Heavy seas and ice hamper capelin search
Capelin production has started at HB Grandi’s factory in Vopnafjördur after Lundey NS landed 680 tonnes late last night. Factory manager Magnús Róbertsson said that the capelin is slightly smaller than the fish that were being landed at the end of last year, but there is no great difference. A good proportion of the fish goes for human consumption and the fish that are graded out are passed to fishmeal production.
It is now a week since Lundey NS started searching for capelin along the lines that the Marine Research Institute has suggested, and the search began on Westfjords grounds. According to skipper Arnthór Hjörleifsson, the conditions for searching are as bad as they can be.

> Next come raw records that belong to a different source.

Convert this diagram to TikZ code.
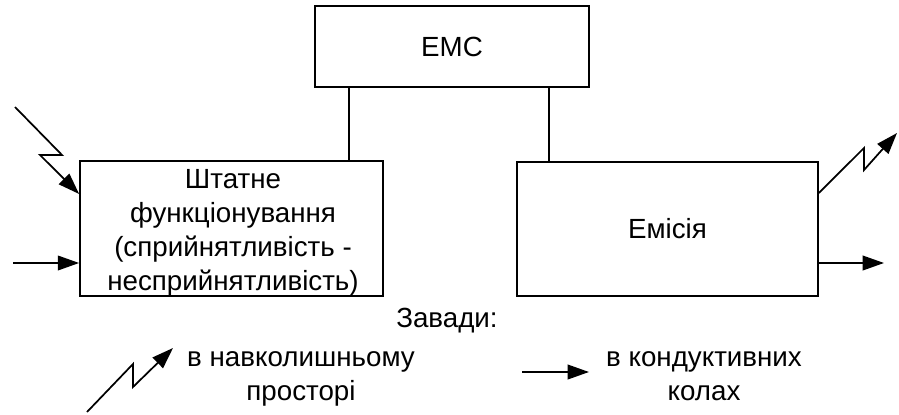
\documentclass[tikz,border=0pt]{standalone}
\usepackage{fontspec}
\setmainfont{Liberation Sans}
\usetikzlibrary{arrows.meta}
\begin{document}
\begin{tikzpicture}[x=0.75pt,y=-0.75pt,
  box/.style={draw,line width=1.3pt,inner sep=0pt,align=center,font=\fontsize{20.8}{25.5}\selectfont},
  lbl/.style={inner sep=0pt,align=center,font=\fontsize{20.8}{25.5}\selectfont},
  link/.style={line width=1.1pt},
  arr/.style={line width=1.3pt,-{Triangle[length=16pt,width=11pt]}},
]
\useasboundingbox (0,0) rectangle (899,414);
\node[box,minimum width=205.5pt,minimum height=60.75pt] (emc) at (452,46.5) {ЕМС};
\node[box,minimum width=227.25pt,minimum height=101.25pt] (lb) at (231.5,228.5) {};
\node[lbl,anchor=base] (lbt) at (233,290) {Штатне\\функціонування\\(сприйнятливість -\\несприйнятливість)};
\node[box,minimum width=225.75pt,minimum height=100.5pt] (rb) at (667.5,229) {Емісія};
\draw[link] (emc.south -| 349,0) -- (lb.north -| 349,0);
\draw[link] (emc.south -| 549,0) -- (rb.north -| 549,0);
% left lightning
\coordinate (l0) at (15,107);
\draw[arr] (l0) -- (62,155) -- (40,155) -- (lb.west |- 0,194);
\coordinate (i0) at (13,263);
\draw[arr] (i0) -- (lb.west |- 0,263);
% right lightning
\coordinate (r3) at (897,133);
\draw[arr] (rb.east |- 0,193) -- (864,148) -- (864,170) -- (r3);
\coordinate (o1) at (884,263);
\draw[arr] (rb.east |- 0,263) -- (o1);
% legend
\node[lbl,anchor=base] (zav) at (447,327) {Завади:};
\coordinate (g0) at (87,412);
\coordinate (g3) at (173,348);
\draw[arr] (g0) -- (133,364) -- (133,387) -- (g3);
\node[lbl,anchor=base] (nav) at (301,400) {в навколишньому\\просторі};
\coordinate (h0) at (522,372);
\coordinate (h1) at (589,372);
\draw[arr] (h0) -- (h1);
\node[lbl,anchor=base] (kon) at (704,400) {в кондуктивних\\колах};
\end{tikzpicture}
\end{document}
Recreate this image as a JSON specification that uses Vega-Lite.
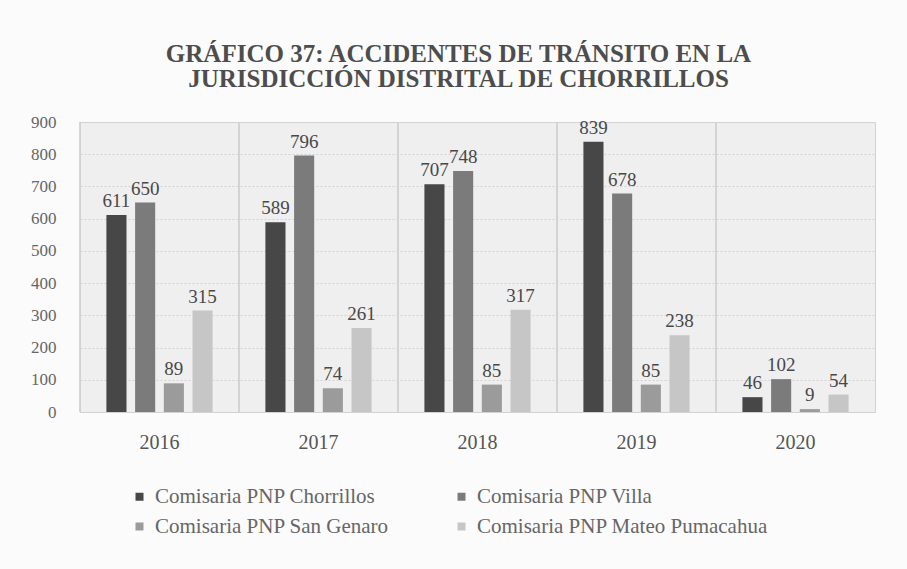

‘We started at the bottom of the Vikurál Gully and from there out along the edge, but didn’t see any capelin until we were on the Hali grounds. There were some marks there and from what the trawler skippers told us, their groundfish catches were all stuffed full of capelin. From there we were supposed to search to the north, but had to back off due to sea ice and the weather was as bad as it has been since New Year,’ Arnthór Hjörleifsson said, commenting that from the Westfjords they shifted eastwards to the Kolbeinsey area, where conditions were no better.
‘We were expected to search west of Kolbeinsey and then sweep north of the island, but we had to give up on that idea. The weather was really bad, with 20 to 25m/s winds and heavy icing. The weather then worsened and we decided to wait for it to calm down in port at Húsavík.’
Lundey was then able to start fishing on capelin on Sunday morning and Arnthór Hjörleifsson said that they started in the area north of Langanes.
‘We could see that there was life everywhere and there was no shortage of whales that were everywhere. The weather blew up again and we only managed two hauls, the second of which we only towed for two hours,’ he said, adding that there were other vessels fishing on the same grounds around 67°N. There has also been some capelin seen further south and closer to land, and initial reports suggest that this capelin is larger than the fish that are being caught further north.